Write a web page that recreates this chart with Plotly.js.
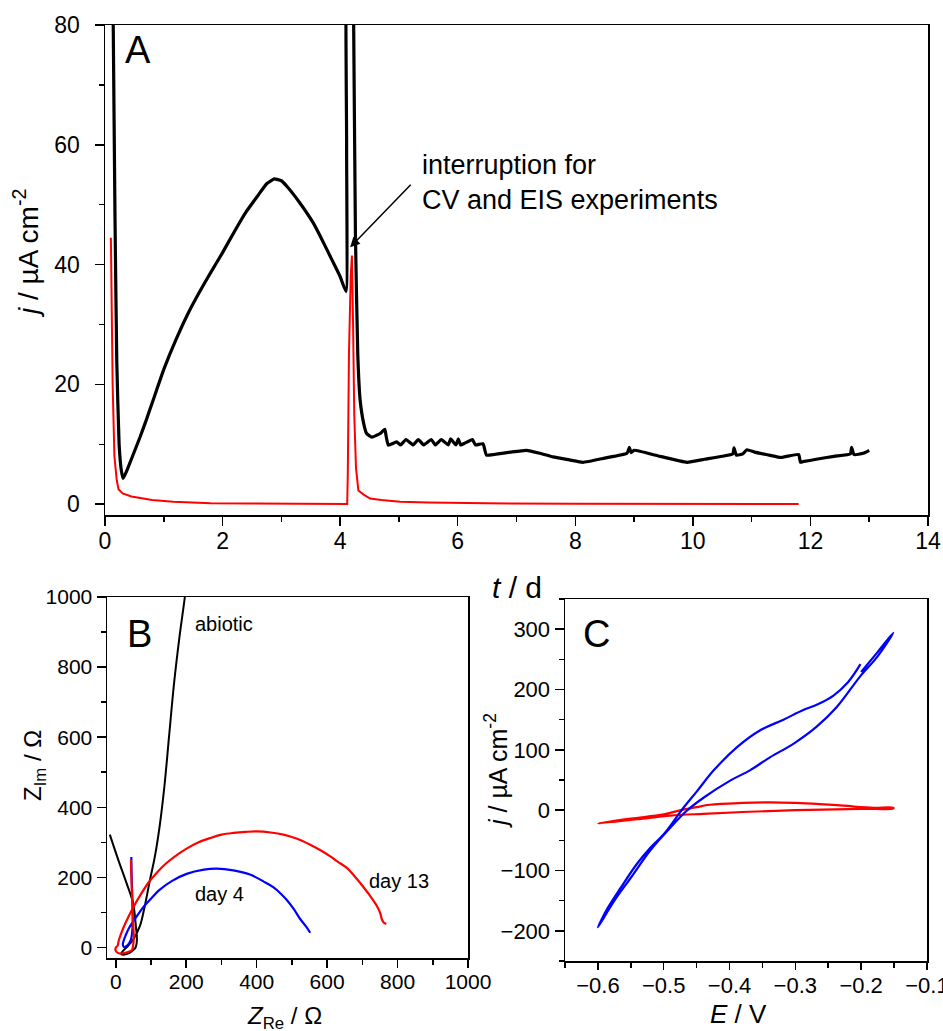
<!DOCTYPE html>
<html>
<head>
<meta charset="utf-8">
<script src="https://cdn.plot.ly/plotly-3.0.1.min.js"></script>
<style>html,body{margin:0;padding:0;background:#fff;}#chart{width:943px;height:1031px;}</style>
</head>
<body>
<div id="chart"></div>
<script>
// ---- Panel A: current density vs time ----
const tBlack = [0.12,0.14,0.17,0.20,0.24,0.28,0.31,0.40,0.50,0.60,0.70,0.82,1.00,1.20,1.40,1.60,1.80,2.00,2.20,2.40,2.60,2.75,2.88,3.00,3.10,3.30,3.54,3.70,3.85,4.00,4.10,4.11,4.13,4.20,4.23,4.26,4.30,4.34,4.40,4.45,4.54,4.62,4.68,4.76,4.78,4.82,4.96,5.03,5.12,5.24,5.33,5.42,5.55,5.62,5.72,5.84,5.88,5.97,6.01,6.05,6.12,6.25,6.30,6.43,6.49,6.72,6.90,7.17,7.40,7.62,7.90,8.13,8.50,8.88,8.92,8.95,9.00,9.40,9.90,10.20,10.50,10.68,10.70,10.74,10.85,10.92,11.05,11.30,11.50,11.80,11.83,11.87,12.10,12.40,12.68,12.70,12.74,12.90,13.00];
const jBlack = [100,80,48,24,10,5.5,4.3,6.3,8.8,11.3,14.0,17.4,22.5,27.3,31.6,35.3,38.7,42.0,45.5,48.8,51.5,53.5,54.3,54.0,53.0,50.5,47.0,44.0,41.0,38.0,35.5,60,100,100,80,45,25,17.4,13.5,11.8,11.2,11.5,11.8,12.5,11.5,9.85,10.4,9.9,10.8,9.9,10.8,9.9,10.8,9.9,10.8,9.9,10.9,9.9,10.9,9.9,10.2,10.8,9.9,10.1,8.2,8.46,8.7,9.0,8.5,7.9,7.4,7.0,7.7,8.5,9.5,8.6,9.0,8.1,7.0,7.5,8.0,8.4,9.4,8.2,8.4,9.1,8.7,8.2,7.8,8.3,7.0,7.1,7.5,8.0,8.4,9.5,8.3,8.5,9.0];
const tRed = [0.10,0.11,0.13,0.16,0.20,0.23,0.30,0.45,0.60,0.80,1.16,1.80,2.50,3.50,4.12,4.13,4.15,4.18,4.20,4.22,4.24,4.27,4.31,4.40,4.51,4.70,5.02,5.50,6.50,8.00,10.00,11.80];
const jRed = [44.5,35,20,8,4,2.5,1.8,1.3,1.0,0.7,0.4,0.17,0.12,0.08,0.05,5,25,38,41.5,30,15,6,2.3,1.6,0.95,0.7,0.4,0.3,0.15,0.08,0.06,0.05];

// ---- Panel B: Nyquist plots ----
const zReAbiotic = [-17,7,30,49,57,60,56,45,30,21,15,22,35,49,68,82,97,111,125,138,151,165,180,196,199];
const zImAbiotic = [322,250,185,127,60,22,0,-11,-19,-21,-18,-8,5,22,60,117,193,260,350,460,600,750,880,1000,1030];
const zReDay4 = [44,45,47,48,47,42,32,22,20,28,40,59,78,97,125,160,201,250,286,334,381,420,447,470,485,505,523,540,552];
const zImDay4 = [258,200,140,90,50,20,5,2,10,35,60,88,115,136,165,190,210,222,225,220,208,188,172,152,136,110,82,60,42];
const zReDay13 = [43,45,47,49,51,49,46,35,23,10,0,0,5,9,23,37,51,70,92,115,144,175,201,235,267,300,334,370,400,440,476,515,552,580,609,630,656,675,694,720,742,750,756,760,768];
const zImDay13 = [250,180,120,70,31,5,-7,-13,-16,-17,-10,0,5,22,60,90,117,150,184,212,241,265,282,300,312,322,327,330,331,328,322,310,293,278,260,245,227,207,184,150,117,100,79,72,67];

// ---- Panel C: cyclic voltammograms ----
const eBlue = [-0.200,-0.175,-0.151,-0.175,-0.202,-0.237,-0.268,-0.303,-0.338,-0.369,-0.399,-0.439,-0.465,-0.490,-0.520,-0.550,-0.575,-0.600,-0.585,-0.565,-0.540,-0.520,-0.500,-0.470,-0.449,-0.424,-0.389,-0.354,-0.318,-0.288,-0.265,-0.242,-0.220,-0.201];
const jBlue = [229,262,294,255,221,171,138,110,88,66,49,21,-1,-29,-66,-112,-150,-194,-162,-128,-88,-62,-40,4,32,66,104,132,150,166,176,190,212,242];
const eRed = [-0.600,-0.550,-0.500,-0.474,-0.450,-0.430,-0.380,-0.338,-0.300,-0.263,-0.220,-0.202,-0.180,-0.151,-0.151,-0.200,-0.300,-0.380,-0.440,-0.490,-0.540,-0.600];
const jRedCV = [-22,-14,-7,0,5,9,12,13,12,10,7,5,4,4,3,2,0,-3,-6,-9,-15,-22];

const FONT = 'Liberation Sans, Arial, sans-serif';
const W = 943, H = 1031;
const px = v => v / W;
const py = v => 1 - v / H;

function axis(extra, minorDtick) {
  return Object.assign({
    showline: true, linecolor: '#000', linewidth: 1.5, mirror: true,
    ticks: 'outside', ticklen: 9, tickwidth: 1.5, tickcolor: '#000',
    showgrid: false, zeroline: false, fixedrange: true,
    ticklabeloverflow: 'allow',
    minor: {ticks: 'outside', ticklen: 5, tickwidth: 1.5, tickcolor: '#000', showgrid: false, dtick: minorDtick}
  }, extra);
}

const traces = [
  {x: tBlack, y: jBlack, type: 'scatter', mode: 'lines', line: {color: '#000', width: 3.2, shape: 'spline', smoothing: 0.4}, xaxis: 'x', yaxis: 'y', name: 'biotic'},
  {x: tRed, y: jRed, type: 'scatter', mode: 'lines', line: {color: '#ff0000', width: 2}, xaxis: 'x', yaxis: 'y', name: 'abiotic'},
  {x: zReAbiotic, y: zImAbiotic, type: 'scatter', mode: 'lines', line: {color: '#000', width: 2, shape: 'spline'}, xaxis: 'x2', yaxis: 'y2', name: 'abiotic'},
  {x: zReDay4, y: zImDay4, type: 'scatter', mode: 'lines', line: {color: '#0000ff', width: 2.2, shape: 'spline'}, xaxis: 'x2', yaxis: 'y2', name: 'day 4'},
  {x: zReDay13, y: zImDay13, type: 'scatter', mode: 'lines', line: {color: '#ff0000', width: 2.2, shape: 'spline'}, xaxis: 'x2', yaxis: 'y2', name: 'day 13'},
  {x: eRed, y: jRedCV, type: 'scatter', mode: 'lines', line: {color: '#ff0000', width: 2.2, shape: 'spline'}, xaxis: 'x3', yaxis: 'y3', name: 'abiotic CV'},
  {x: eBlue, y: jBlue, type: 'scatter', mode: 'lines', line: {color: '#0000ff', width: 2.2, shape: 'spline'}, xaxis: 'x3', yaxis: 'y3', name: 'biotic CV'}
];

function txt(text, x, y, size, extra) {
  return Object.assign({text: text, xref: 'paper', yref: 'paper', x: px(x), y: py(y),
    xanchor: 'center', yanchor: 'middle', showarrow: false,
    font: {family: FONT, size: size, color: '#000'}}, extra || {});
}

const layout = {
  width: W, height: H,
  margin: {l: 0, r: 0, t: 0, b: 0},
  paper_bgcolor: '#fff', plot_bgcolor: '#fff',
  showlegend: false,
  xaxis: axis({domain: [px(105), px(928)], anchor: 'y', range: [0, 14], dtick: 2, tick0: 0,
    ticklabelstandoff: -4,
    tickfont: {family: FONT, size: 23, color: '#000'}}, 1),
  yaxis: axis({domain: [py(515), py(25)], anchor: 'x', range: [-1.8, 80], dtick: 20, tick0: 0,
    ticklabelstandoff: 10,
    tickfont: {family: FONT, size: 23, color: '#000'}}, 10),
  xaxis2: axis({domain: [px(107), px(468)], anchor: 'y2', range: [-25, 1000], dtick: 200, tick0: 0,
    ticklen: 8, ticklabelstandoff: -4,
    tickfont: {family: FONT, size: 21, color: '#000'}}, 100),
  yaxis2: axis({domain: [py(958), py(597)], anchor: 'x2', range: [-30, 1000], dtick: 200, tick0: 0,
    tickfont: {family: FONT, size: 21, color: '#000'}}, 100),
  xaxis3: axis({domain: [px(565), px(927)], anchor: 'y3', range: [-0.65, -0.0999], dtick: 0.1, tick0: -0.6,
    ticklen: 7, ticklabelstandoff: -3,
    tickfont: {family: FONT, size: 22, color: '#000'}}, 0.05),
  yaxis3: axis({domain: [py(961), py(599)], anchor: 'x3', range: [-250, 350], dtick: 100, tick0: 0,
    tickfont: {family: FONT, size: 22, color: '#000'}}, 50),
  annotations: [
    txt('A', 138, 50, 38),
    txt('B', 139, 634, 38),
    txt('C', 596, 634, 38),
    txt('abiotic', 224, 624, 20),
    txt('day 4', 219, 894, 20),
    txt('day 13', 399, 881, 20),
    txt('<i>t</i> / d', 517, 587, 30),
    txt('interruption for<br>CV and EIS experiments', 420, 183, 27, {xanchor: 'left', align: 'left'}),
    txt('<i>j</i> / µA cm<sup>-2</sup>', 26, 254, 28, {textangle: -90}),
    txt('Z<sub>Im</sub> / Ω', 34, 766, 24, {textangle: -90}),
    txt('<i>Z</i><sub>Re</sub> / Ω', 284, 1017, 24),
    txt('<i>j</i> / µA cm<sup>-2</sup>', 496, 771, 25, {textangle: -90}),
    txt('<i>E</i> / V', 738, 1014, 26),
    {x: 4.17, y: 42.9, xref: 'x', yref: 'y', text: '', showarrow: true,
     ax: 62, ay: -64, axref: 'pixel', ayref: 'pixel',
     arrowhead: 2, arrowsize: 1.3, arrowwidth: 1.5, arrowcolor: '#000'}
  ]
};

Plotly.newPlot('chart', traces, layout, {staticPlot: true, displayModeBar: false});
</script>
</body>
</html>
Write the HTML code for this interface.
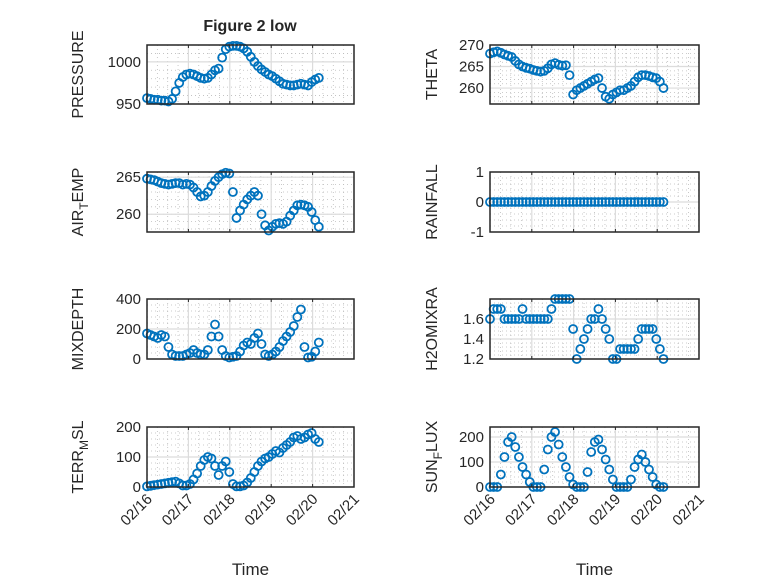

* * * * * * *

BRIEF:
Return every line from the records above that holds the word "chart".

RESULT:
Write a web page that recreates this chart with Plotly.js.
<style>html,body{margin:0;padding:0;background:#fff;}#chart{width:943px;height:1031px;}</style>
<div id="chart"></div>
Plotly.newPlot('chart', traces, layout, {staticPlot: true, displayModeBar: false});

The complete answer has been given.